En ese sentido los gobernantes que le dan forma al Estado mexicano deberían saber que no hay nación soberana en el orden internacional si no es soberana en el orden nacional. Y ciertamente soberanía nacional no parece existir hoy cuando tenemos, y mantenemos, un Gobierno que no sabe respetar los derechos políticos y culturales de una población gobernada bajo la simple y reduccionista concepción de «pueblo» a quien se le ha coartado su derecho a la ciudadanía.
Los políticos que gobiernan este país ignoran que la base más firme y creativa para transformar los crudos procesos globalizadores en reales oportunidades de crecimiento, prosperidad y justicia es el reconocimiento de una sociedad civil que se distinga por la categoría definitoria de ciudadanía, no de habitante que recibe una dádiva insultante a cambio de lealtad incondicional.
La sociedad civil, teniendo como base al ciudadano; la democracia que trasciende el sufragio; y la cultura entendida como campo de expresión colectiva, son los depositarios naturales de la verdadera soberanía fundada en el plebiscito diario convertido en ordenanza cotidiana que norma toda acción institucional.
Los grandes pensadores de la política nos recuerdan que no hay democracias estables sin la existencia de un Estado fuerte. En el caso nuestro ni fuerte es la democracia, ni fuerte es el Estado. Eso se corrobora en el hecho de que el Estado mexicano ha renunciado a su función de implementar políticas públicas de salud, educación, economía, empleos, seguridad.

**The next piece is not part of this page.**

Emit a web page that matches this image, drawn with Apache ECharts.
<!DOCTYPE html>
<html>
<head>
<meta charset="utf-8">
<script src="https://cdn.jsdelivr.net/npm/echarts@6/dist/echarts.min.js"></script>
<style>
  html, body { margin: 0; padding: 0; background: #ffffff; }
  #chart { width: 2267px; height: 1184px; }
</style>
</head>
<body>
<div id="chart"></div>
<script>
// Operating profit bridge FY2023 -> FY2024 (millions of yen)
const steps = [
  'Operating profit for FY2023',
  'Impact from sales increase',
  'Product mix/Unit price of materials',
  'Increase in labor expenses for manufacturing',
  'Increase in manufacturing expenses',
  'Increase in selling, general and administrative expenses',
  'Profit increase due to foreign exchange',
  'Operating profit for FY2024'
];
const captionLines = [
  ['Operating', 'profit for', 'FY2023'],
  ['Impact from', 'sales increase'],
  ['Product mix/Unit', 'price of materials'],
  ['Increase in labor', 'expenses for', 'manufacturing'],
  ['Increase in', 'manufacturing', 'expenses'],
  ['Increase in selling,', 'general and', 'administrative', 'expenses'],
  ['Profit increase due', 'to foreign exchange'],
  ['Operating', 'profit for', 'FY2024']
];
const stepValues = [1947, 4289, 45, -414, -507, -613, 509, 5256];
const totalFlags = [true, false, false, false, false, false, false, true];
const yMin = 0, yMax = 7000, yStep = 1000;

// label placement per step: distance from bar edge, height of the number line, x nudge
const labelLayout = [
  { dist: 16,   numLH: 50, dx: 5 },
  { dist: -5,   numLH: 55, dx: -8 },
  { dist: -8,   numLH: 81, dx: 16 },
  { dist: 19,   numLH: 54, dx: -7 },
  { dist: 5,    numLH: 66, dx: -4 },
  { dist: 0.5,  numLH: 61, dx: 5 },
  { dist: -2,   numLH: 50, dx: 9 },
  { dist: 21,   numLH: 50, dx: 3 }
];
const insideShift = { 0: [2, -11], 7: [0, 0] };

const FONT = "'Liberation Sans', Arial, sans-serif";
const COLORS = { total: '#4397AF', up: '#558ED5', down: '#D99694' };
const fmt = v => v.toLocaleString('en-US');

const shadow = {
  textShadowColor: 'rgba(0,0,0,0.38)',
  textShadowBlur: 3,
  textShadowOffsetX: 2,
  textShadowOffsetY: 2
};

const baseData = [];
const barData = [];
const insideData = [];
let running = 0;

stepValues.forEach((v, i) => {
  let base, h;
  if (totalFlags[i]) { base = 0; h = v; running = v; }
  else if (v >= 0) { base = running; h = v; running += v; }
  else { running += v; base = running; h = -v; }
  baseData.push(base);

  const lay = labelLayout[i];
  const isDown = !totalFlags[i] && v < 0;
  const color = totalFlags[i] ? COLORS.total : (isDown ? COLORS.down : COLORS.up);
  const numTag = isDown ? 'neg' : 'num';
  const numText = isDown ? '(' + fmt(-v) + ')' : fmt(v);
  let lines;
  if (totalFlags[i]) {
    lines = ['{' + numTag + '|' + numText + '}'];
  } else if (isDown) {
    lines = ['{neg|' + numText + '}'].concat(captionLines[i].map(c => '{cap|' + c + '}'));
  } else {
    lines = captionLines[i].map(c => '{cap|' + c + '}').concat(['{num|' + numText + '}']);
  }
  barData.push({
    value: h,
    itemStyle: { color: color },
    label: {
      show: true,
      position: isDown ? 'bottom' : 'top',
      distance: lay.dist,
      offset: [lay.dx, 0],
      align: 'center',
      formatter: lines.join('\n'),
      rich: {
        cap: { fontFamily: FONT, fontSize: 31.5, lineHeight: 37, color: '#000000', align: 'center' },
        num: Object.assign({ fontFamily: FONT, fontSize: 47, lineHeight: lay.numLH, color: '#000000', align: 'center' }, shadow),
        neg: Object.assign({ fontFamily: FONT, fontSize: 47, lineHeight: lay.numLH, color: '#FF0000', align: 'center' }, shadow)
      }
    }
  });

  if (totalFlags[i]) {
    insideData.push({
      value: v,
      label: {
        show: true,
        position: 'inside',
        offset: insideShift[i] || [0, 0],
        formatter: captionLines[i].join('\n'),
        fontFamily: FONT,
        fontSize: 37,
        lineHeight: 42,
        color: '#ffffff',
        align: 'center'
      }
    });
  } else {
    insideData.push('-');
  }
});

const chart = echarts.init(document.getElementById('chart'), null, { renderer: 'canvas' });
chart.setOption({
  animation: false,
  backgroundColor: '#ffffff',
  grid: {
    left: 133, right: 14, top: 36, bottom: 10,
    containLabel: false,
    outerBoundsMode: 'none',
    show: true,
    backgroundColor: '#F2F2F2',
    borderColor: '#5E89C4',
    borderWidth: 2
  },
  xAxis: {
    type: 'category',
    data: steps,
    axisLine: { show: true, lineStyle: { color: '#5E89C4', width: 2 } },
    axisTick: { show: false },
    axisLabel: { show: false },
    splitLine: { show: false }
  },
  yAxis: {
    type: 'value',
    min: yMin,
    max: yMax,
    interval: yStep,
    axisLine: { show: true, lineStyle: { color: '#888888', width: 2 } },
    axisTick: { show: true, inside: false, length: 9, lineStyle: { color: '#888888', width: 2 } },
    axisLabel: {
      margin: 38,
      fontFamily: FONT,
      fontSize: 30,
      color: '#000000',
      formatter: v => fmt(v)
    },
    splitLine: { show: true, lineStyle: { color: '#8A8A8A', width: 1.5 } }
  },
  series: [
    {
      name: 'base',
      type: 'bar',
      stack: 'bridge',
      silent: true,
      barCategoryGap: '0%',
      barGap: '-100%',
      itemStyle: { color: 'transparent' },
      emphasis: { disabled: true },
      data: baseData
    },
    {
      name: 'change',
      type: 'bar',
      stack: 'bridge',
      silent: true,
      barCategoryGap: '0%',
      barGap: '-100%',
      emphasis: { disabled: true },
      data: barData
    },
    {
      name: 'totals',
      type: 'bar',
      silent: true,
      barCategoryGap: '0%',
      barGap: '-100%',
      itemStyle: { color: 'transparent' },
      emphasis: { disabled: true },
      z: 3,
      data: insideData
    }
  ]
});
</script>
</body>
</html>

Al hacerlo ha perdido su sello de identidad y ya no sabe cuáles son sus desafíos.
Así que, en términos de hacerle frente a la globalización, sobre todo cuando se habla de su expresión contemporánea: el neoliberalismo, la pura negación resulta inútil; más productivo sería ver cómo aprovechar esa realidad que nos circunda.
Ignoro cuáles sean las virtudes de la globalización (si es que las tiene) pero ésta llegó y no podemos eludirla; entonces sería mejor limar asperezas, abandonar las oposiciones y resistencias y legislar y sujetar a políticas las realidades globales.
De no ser así, este país estará lejos de tener políticas reales de desarrollo, de bienestar, de trabajo, de infraestructuras, de educación, de salud, de protección del medio ambiente, de los derechos de la mujer y, en general, de la defensa de la esfera privada contra la invasión pública.
Me parece que de poco sirve que el presidente y sus incondicionales aliados expongan todos los días por la mañana los vicios generados en su propia ideología pues sus alcances nos llevan directamente al tribalismo, a un nacionalismo reductivo, a la xenofobia, los prejuicios raciales y culturales, la violencia verbal que se concreta luego en las diferentes regiones del país.
Lo mejor sería tratar de encontrar los mecanismos de una nueva gobernanza más sana para poder aspirar a un nuevo orden internacional que sea igualmente saludable.
Seguro estoy de que, en la medida en que el Estado mexicano inicie estas nuevas maneras, en esa misma medida protegerá con mejores políticas públicas la consolidación de la nación y cuyos beneficios se verán reflejados en una autoridad de mayor envergadura para proponer leyes globales sobre los diversos temas que hoy están en la mesa de discusión: medio ambiente, migración, normas de trabajo, financiamientos para el desarrollo, crimen organizado, feminicidios, educación, salud, pobreza, sólo por citar algunos ejemplos.
Hoy somos un país sin repercusión alguna en el marco internacional, a no ser por la mala imagen derivada de la violencia organizada. Estamos lejos de ser un modelo que influya en otras naciones y, en esta administración, nos hemos ido aislando porque a las autoridades que hoy gobiernan les gusta el monólogo y la autocontemplación.
Y no. Ante todo, gobernanza nacional efectiva, no respuestas viscerales. Lo que hace falta es política de altura, no procedimientos de grupo que no saben mirar la extensa campiña se despliega más allá de los muros que nos aprisionan.